## Given problem
Print the entries below exactly as they appear, from the first line up to and including the line with "plt.rcParams['font.family'] = ['Lato', 'DejaVu". Do not print any pictures.

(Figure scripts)
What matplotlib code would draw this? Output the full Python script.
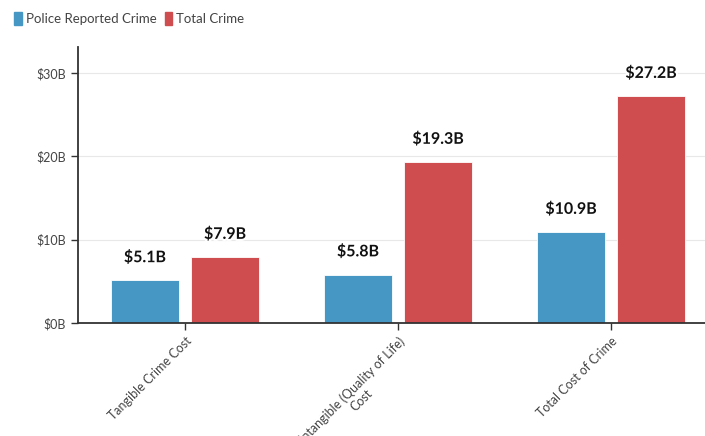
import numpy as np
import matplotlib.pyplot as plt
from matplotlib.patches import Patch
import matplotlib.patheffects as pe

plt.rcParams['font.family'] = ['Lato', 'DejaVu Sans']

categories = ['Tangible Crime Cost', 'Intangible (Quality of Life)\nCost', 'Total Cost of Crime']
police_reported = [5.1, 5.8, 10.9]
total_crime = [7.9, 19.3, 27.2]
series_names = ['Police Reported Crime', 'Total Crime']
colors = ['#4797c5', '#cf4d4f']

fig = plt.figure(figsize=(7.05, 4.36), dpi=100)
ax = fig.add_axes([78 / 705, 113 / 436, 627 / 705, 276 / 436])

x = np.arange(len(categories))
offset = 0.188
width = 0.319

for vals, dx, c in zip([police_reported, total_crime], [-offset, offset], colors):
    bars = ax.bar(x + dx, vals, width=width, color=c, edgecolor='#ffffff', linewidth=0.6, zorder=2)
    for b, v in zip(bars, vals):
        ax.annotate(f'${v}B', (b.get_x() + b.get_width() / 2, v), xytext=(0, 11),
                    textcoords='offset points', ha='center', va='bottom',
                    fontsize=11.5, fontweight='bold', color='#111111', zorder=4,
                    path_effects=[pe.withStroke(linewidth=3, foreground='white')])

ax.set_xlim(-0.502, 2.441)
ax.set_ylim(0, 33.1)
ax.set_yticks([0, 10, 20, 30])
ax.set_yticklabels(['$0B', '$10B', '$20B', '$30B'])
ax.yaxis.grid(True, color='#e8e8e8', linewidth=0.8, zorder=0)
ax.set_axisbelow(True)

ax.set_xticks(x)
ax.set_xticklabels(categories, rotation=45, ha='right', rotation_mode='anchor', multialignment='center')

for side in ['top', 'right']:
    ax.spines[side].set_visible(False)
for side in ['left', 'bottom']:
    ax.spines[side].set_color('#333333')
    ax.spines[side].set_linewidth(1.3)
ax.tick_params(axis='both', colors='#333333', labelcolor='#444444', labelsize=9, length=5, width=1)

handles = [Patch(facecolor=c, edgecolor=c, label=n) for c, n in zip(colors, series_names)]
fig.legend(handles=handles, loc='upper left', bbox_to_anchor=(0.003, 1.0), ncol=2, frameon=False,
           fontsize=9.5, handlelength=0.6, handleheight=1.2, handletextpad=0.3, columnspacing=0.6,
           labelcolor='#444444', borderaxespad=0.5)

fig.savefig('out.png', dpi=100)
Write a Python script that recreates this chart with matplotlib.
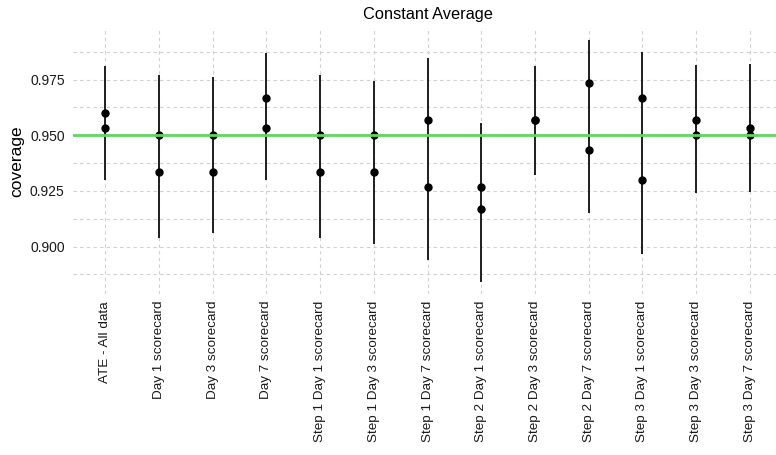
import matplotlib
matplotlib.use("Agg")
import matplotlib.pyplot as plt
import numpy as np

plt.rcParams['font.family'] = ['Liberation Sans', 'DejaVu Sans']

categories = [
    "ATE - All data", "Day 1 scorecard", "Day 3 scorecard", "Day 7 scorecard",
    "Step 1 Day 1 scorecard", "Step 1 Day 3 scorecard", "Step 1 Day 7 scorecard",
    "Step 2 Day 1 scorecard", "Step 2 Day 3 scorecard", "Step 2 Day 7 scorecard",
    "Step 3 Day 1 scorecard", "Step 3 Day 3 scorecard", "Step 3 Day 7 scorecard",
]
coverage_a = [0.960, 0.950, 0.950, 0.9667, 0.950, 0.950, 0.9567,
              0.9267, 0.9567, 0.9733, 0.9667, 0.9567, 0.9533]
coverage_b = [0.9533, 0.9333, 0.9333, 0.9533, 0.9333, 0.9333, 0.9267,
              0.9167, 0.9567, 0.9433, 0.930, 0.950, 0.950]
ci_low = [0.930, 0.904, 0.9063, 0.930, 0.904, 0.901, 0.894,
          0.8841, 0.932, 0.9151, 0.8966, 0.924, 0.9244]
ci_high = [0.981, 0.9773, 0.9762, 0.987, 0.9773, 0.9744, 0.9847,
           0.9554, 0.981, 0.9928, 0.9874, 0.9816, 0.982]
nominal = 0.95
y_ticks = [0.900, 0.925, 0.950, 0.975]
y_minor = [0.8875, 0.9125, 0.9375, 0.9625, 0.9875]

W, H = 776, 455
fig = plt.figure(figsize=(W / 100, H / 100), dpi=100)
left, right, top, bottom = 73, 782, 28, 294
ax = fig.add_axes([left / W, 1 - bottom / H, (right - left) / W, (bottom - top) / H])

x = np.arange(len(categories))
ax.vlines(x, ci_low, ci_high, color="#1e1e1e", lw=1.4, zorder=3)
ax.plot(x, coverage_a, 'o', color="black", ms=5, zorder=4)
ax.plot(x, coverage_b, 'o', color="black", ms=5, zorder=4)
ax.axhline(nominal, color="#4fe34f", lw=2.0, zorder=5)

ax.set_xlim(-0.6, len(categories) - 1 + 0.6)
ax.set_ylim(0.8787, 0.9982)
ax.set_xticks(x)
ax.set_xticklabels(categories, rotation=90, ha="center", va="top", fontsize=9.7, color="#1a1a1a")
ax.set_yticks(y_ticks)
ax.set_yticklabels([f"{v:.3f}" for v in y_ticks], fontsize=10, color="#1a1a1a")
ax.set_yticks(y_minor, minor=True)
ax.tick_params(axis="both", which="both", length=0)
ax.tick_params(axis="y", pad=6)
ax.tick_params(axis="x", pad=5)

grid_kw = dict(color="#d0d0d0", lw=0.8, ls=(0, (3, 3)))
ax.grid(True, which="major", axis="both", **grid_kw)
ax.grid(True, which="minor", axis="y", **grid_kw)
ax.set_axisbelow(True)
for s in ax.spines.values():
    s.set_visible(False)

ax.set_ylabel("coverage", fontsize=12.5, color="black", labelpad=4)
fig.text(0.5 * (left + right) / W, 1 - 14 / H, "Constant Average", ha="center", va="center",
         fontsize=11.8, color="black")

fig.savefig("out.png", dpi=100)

## Result of this task
What matplotlib code would draw this? Output the full Python script.
import numpy as np
import matplotlib.pyplot as plt
from matplotlib.patches import Patch
import matplotlib.patheffects as pe

plt.rcParams['font.family'] = ['Lato', 'DejaVu Sans']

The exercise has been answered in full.